Copy activitiy (from Cosmos SQL api to ADLS gen2) getting failed in Synapse


I am trying to run a pipeline which copies data from Cosmos (SQL API) to ADLS gen2 for multiple tables. Lookup Activity is passing list of queries and Copy Activity runs within ForEach, using self-hosted IR. However it keeps failing after 1st iteration with below error:

Operation on target Copy data1_copy1 failed: Failure happened on 'Sink' side. ErrorCode=UserErrorFailedFileOperation,'Type=Microsoft.DataTransfer.Common.Shared.HybridDeliveryException,Message=Upload file failed at path tfs/OU Cosmos Data/LATAM/fact\dl-br-prod.,Source=Microsoft.DataTransfer.Common,''Type=Microsoft.Azure.Documents.RequestTimeoutException,Message=Request timed out.

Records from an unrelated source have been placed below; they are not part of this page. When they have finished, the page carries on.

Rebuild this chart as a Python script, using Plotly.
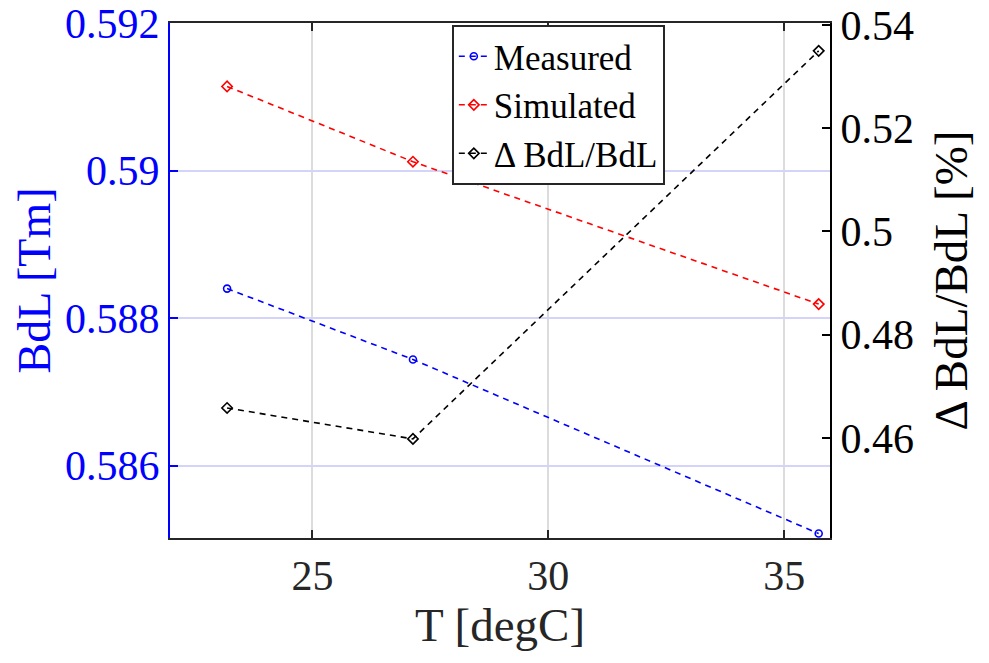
import plotly.graph_objects as go

T = [23.19, 27.13, 35.73]
measured = [0.58840, 0.58744, 0.58508]
simulated = [0.59114, 0.59012, 0.58819]
delta = [0.4658, 0.4598, 0.5350]

x_ticks = [25, 30, 35]
left_ticks = [0.586, 0.588, 0.590, 0.592]
left_labels = ["0.586", "0.588", "0.59", "0.592"]
right_ticks = [0.46, 0.48, 0.50, 0.52, 0.54]
right_labels = ["0.46", "0.48", "0.5", "0.52", "0.54"]

FONT = "Liberation Serif, Times New Roman, serif"
BLUE = "#0000ff"
DARK = "#262626"

fig = go.Figure()
fig.add_trace(go.Scatter(x=T, y=measured, name="Measured", mode="lines+markers",
                         line=dict(color=BLUE, width=1.6, dash="6px,5px"),
                         marker=dict(symbol="circle-open", size=7, color=BLUE, line=dict(width=1.6))))
fig.add_trace(go.Scatter(x=T, y=simulated, name="Simulated", mode="lines+markers",
                         line=dict(color="#ff0000", width=1.6, dash="6px,5px"),
                         marker=dict(symbol="diamond-open", size=8, color="#ff0000", line=dict(width=1.6))))
fig.add_trace(go.Scatter(x=T, y=delta, name="Δ BdL/BdL", mode="lines+markers", yaxis="y2",
                         line=dict(color="#000000", width=1.6, dash="6px,5px"),
                         marker=dict(symbol="diamond-open", size=8, color="#000000", line=dict(width=1.6))))

fig.update_layout(
    width=989, height=663, autosize=False,
    margin=dict(l=170, r=159, t=23, b=125),
    paper_bgcolor="white", plot_bgcolor="white",
    font=dict(family=FONT, size=42, color=DARK),
    showlegend=True,
    legend=dict(x=0.427, y=0.996, xanchor="left", yanchor="top",
                bgcolor="white", bordercolor=DARK, borderwidth=2,
                font=dict(family=FONT, size=35, color="#000000"),
                tracegroupgap=0, itemwidth=30),
    xaxis=dict(range=[21.98, 35.97], tickvals=x_ticks, ticktext=[str(v) for v in x_ticks],
               showgrid=True, gridcolor="#dcdcdc", gridwidth=1.5, zeroline=False,
               showline=True, linecolor=DARK, linewidth=2, mirror="ticks", automargin=False,
               ticks="inside", ticklen=8, tickwidth=2, tickcolor=DARK,
               tickfont=dict(family=FONT, size=42, color=DARK),
               title=dict(text="T [degC]", font=dict(family=FONT, size=47, color=DARK), standoff=10)),
    yaxis=dict(range=[0.58502, 0.592], tickvals=left_ticks, ticktext=left_labels,
               showgrid=True, gridcolor="#d4d4fa", gridwidth=1.5, zeroline=False,
               showline=True, linecolor=BLUE, linewidth=2, ticklabeloverflow="allow", automargin=False,
               ticks="inside", ticklen=8, tickwidth=2, tickcolor=BLUE,
               tickfont=dict(family=FONT, size=42, color=BLUE),
               title=dict(text="BdL [Tm]", font=dict(family=FONT, size=46, color=BLUE), standoff=0)),
    yaxis2=dict(range=[0.4406, 0.5404], tickvals=right_ticks, ticktext=right_labels,
                overlaying="y", side="right", showgrid=False, zeroline=False,
                showline=True, linecolor="#000000", linewidth=2, ticklabeloverflow="allow", automargin=False,
                ticks="inside", ticklen=8, tickwidth=2, tickcolor="#000000",
                tickfont=dict(family=FONT, size=42, color="#000000"),
                title=dict(text="Δ BdL/BdL [%]", font=dict(family=FONT, size=47, color="#000000"), standoff=21)),
)

fig.write_html("out.html")
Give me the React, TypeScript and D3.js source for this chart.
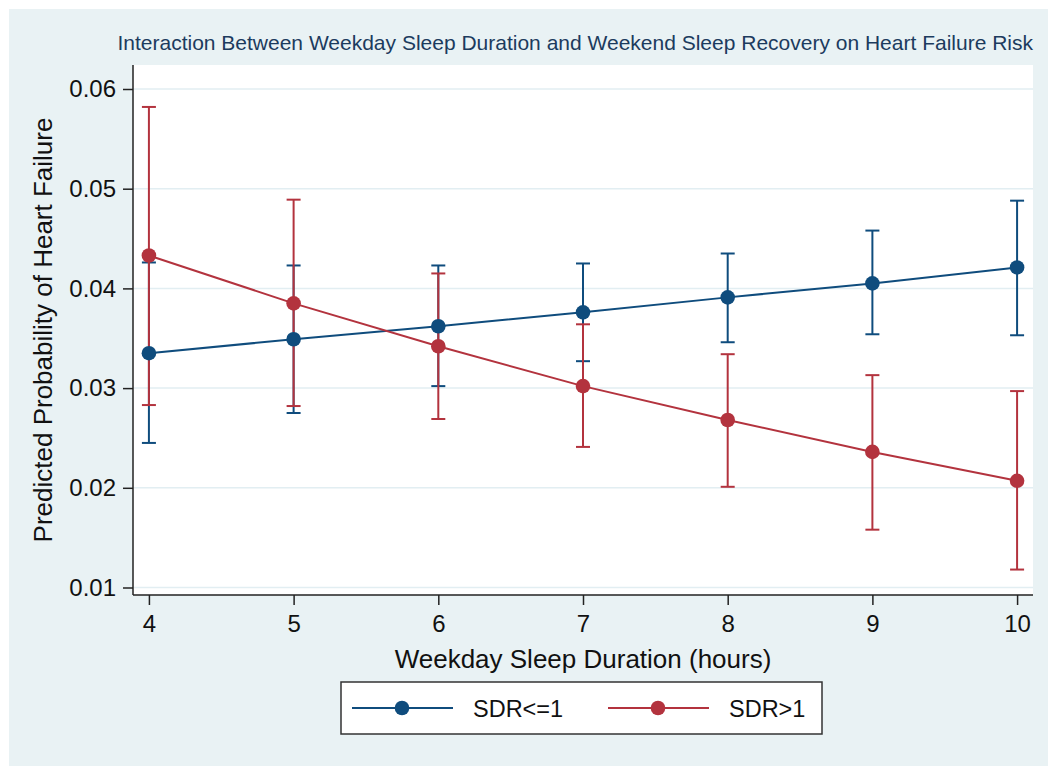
import { useEffect, useRef } from "react"
import * as d3 from "d3"

// weekday sleep hours on the x axis
const hours = [4, 5, 6, 7, 8, 9, 10]

// SDR<=1
const lowSdrMargin = [0.0335, 0.0349, 0.0362, 0.0376, 0.0391, 0.0405, 0.0421]
const lowSdrLower = [0.0245, 0.0275, 0.0302, 0.0327, 0.0346, 0.0354, 0.0353]
const lowSdrUpper = [0.0426, 0.0423, 0.0423, 0.0425, 0.0435, 0.0458, 0.0488]

// SDR>1
const highSdrMargin = [0.0433, 0.0385, 0.0342, 0.0302, 0.0268, 0.0236, 0.0207]
const highSdrLower = [0.0283, 0.0282, 0.0269, 0.0241, 0.0201, 0.0158, 0.0118]
const highSdrUpper = [0.0582, 0.0489, 0.0415, 0.0364, 0.0334, 0.0313, 0.0297]

const yTicks = [0.01, 0.02, 0.03, 0.04, 0.05, 0.06]
const seriesNames = ["SDR<=1", "SDR>1"]

const BLUE = "#0f4c7d"
const RED = "#b3333e"

export default function App() {
  const svgRef = useRef<SVGSVGElement>(null)

  useEffect(() => {
    if (!svgRef.current) return
    const svg = d3.select(svgRef.current)
    svg.selectAll("*").remove()

    const font = "'Liberation Sans', Arial, sans-serif"
    const left = 133
    const right = 1033
    const top = 65
    const bottom = 595

    svg.append("rect").attr("width", 1057).attr("height", 772).attr("fill", "#ffffff")
    svg.append("rect")
      .attr("x", 9).attr("y", 9)
      .attr("width", 1039).attr("height", 757)
      .attr("fill", "#e9f2f4")
    svg.append("rect")
      .attr("x", left).attr("y", top)
      .attr("width", right - left).attr("height", bottom - top)
      .attr("fill", "#ffffff")

    const x = d3.scaleLinear().domain([3.89, 10.11]).range([left, right])
    const y = d3.scaleLinear().domain([0.01, 0.06]).range([587.5, 89])

    // grid
    svg.append("g")
      .selectAll("line")
      .data(yTicks)
      .enter()
      .append("line")
      .attr("x1", left).attr("x2", right)
      .attr("y1", (d) => y(d)).attr("y2", (d) => y(d))
      .attr("stroke", "#e2eef2")
      .attr("stroke-width", 1.5)

    // axes
    const yAxis = d3.axisLeft(y).tickValues(yTicks).tickFormat(d3.format(".2f")).tickSize(10).tickPadding(7)
    const gy = svg.append("g").attr("transform", `translate(${left},0)`).call(yAxis)
    gy.select(".domain").attr("d", `M0,${top}V${bottom}`).attr("stroke", "#222").attr("stroke-width", 1.5)
    gy.selectAll(".tick line").attr("stroke", "#222").attr("stroke-width", 1.5)
    gy.selectAll(".tick text").attr("font-family", font).attr("font-size", 24).attr("fill", "#111")

    const xAxis = d3.axisBottom(x).tickValues(hours).tickFormat(d3.format("d")).tickSize(10).tickPadding(10)
    const gx = svg.append("g").attr("transform", `translate(0,${bottom})`).call(xAxis)
    gx.select(".domain").attr("d", `M${left},0H${right}`).attr("stroke", "#222").attr("stroke-width", 1.5)
    gx.selectAll(".tick line").attr("stroke", "#222").attr("stroke-width", 1.5)
    gx.selectAll(".tick text").attr("font-family", font).attr("font-size", 24).attr("fill", "#111")

    // titles
    svg.append("text")
      .attr("x", right).attr("y", 50)
      .attr("text-anchor", "end")
      .attr("font-family", font).attr("font-size", 21)
      .attr("fill", "#1c3b5e")
      .text("Interaction Between Weekday Sleep Duration and Weekend Sleep Recovery on Heart Failure Risk")

    svg.append("text")
      .attr("x", (left + right) / 2).attr("y", 668)
      .attr("text-anchor", "middle")
      .attr("font-family", font).attr("font-size", 26)
      .attr("fill", "#111")
      .text("Weekday Sleep Duration (hours)")

    svg.append("text")
      .attr("transform", `translate(52,${(top + bottom) / 2}) rotate(-90)`)
      .attr("text-anchor", "middle")
      .attr("font-family", font).attr("font-size", 26)
      .attr("fill", "#111")
      .text("Predicted Probability of Heart Failure")

    const series = [
      { name: seriesNames[0], color: BLUE, mid: lowSdrMargin, lo: lowSdrLower, hi: lowSdrUpper },
      { name: seriesNames[1], color: RED, mid: highSdrMargin, lo: highSdrLower, hi: highSdrUpper },
    ]

    // confidence caps first
    series.forEach((s) => {
      const g = svg.append("g").attr("stroke", s.color).attr("stroke-width", 2)
      hours.forEach((h, i) => {
        g.append("line").attr("x1", x(h)).attr("x2", x(h)).attr("y1", y(s.lo[i])).attr("y2", y(s.hi[i]))
        g.append("line").attr("x1", x(h) - 7).attr("x2", x(h) + 7).attr("y1", y(s.lo[i])).attr("y2", y(s.lo[i]))
        g.append("line").attr("x1", x(h) - 7).attr("x2", x(h) + 7).attr("y1", y(s.hi[i])).attr("y2", y(s.hi[i]))
      })
    })

    const line = d3.line<number>().x((_, i) => x(hours[i])).y((d) => y(d))
    series.forEach((s) => {
      svg.append("path")
        .attr("d", line(s.mid))
        .attr("fill", "none")
        .attr("stroke", s.color)
        .attr("stroke-width", 2)
      svg.append("g")
        .selectAll("circle")
        .data(s.mid)
        .enter()
        .append("circle")
        .attr("cx", (_, i) => x(hours[i]))
        .attr("cy", (d) => y(d))
        .attr("r", 7.3)
        .attr("fill", s.color)
    })

    // legend
    const legend = svg.append("g")
    legend.append("rect")
      .attr("x", 341).attr("y", 682)
      .attr("width", 481).attr("height", 52)
      .attr("fill", "#ffffff")
      .attr("stroke", "#333")
      .attr("stroke-width", 1.5)
    const legendX = [352, 608]
    series.forEach((s, i) => {
      const lx = legendX[i]
      legend.append("line")
        .attr("x1", lx).attr("x2", lx + 101)
        .attr("y1", 708).attr("y2", 708)
        .attr("stroke", s.color).attr("stroke-width", 2)
      legend.append("circle").attr("cx", lx + 50).attr("cy", 708).attr("r", 7.3).attr("fill", s.color)
      legend.append("text")
        .attr("x", lx + 121).attr("y", 716.5)
        .attr("font-family", font).attr("font-size", 23.5)
        .attr("fill", "#111")
        .text(s.name)
    })
  }, [])

  return (
    <div style={{ position: "absolute", left: 0, top: 0 }}>
      <svg ref={svgRef} width={1057} height={772} style={{ display: "block" }} />
    </div>
  )
}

Also I'm sure it is not the issue with any one specific table since I have tried passing queries in different order, in each attempt first query passed completes successfully and for rest of iteration Copy Activity runs for sometime and eventually fails.

I have tried following so far:

  1. Running ForEach in sequential mode
  2. Changing Block Size (in MB) on Sink side to 20MB. By default it is 100MB

Solution

  • I was able to get response from Microsoft Cosmos product team:

    Root cause:

    The SDK client is configured with some Timeout value and the request is taking longer time.

    Reason for the timeouts is an increase in Gateway latency (Gateway has no latency SLA) due to large result size. This is probably expected (more data tends longer to be read, sent, and received).

    Resolution:

    Increase the RequestTimeout used in the client.

    The team owning the Synapse Data Transfer (which uses the .NET 2.5.1 SDK and owns the Microsoft.DataTransfer aplication) can increase the RequestTimeout used on the .NET SDK to a higher value. In newer SDK versions, this value is 65 seconds by default.

    Though we have opted to bypass this route altogether and include either SynapseLink or Private Endpoint.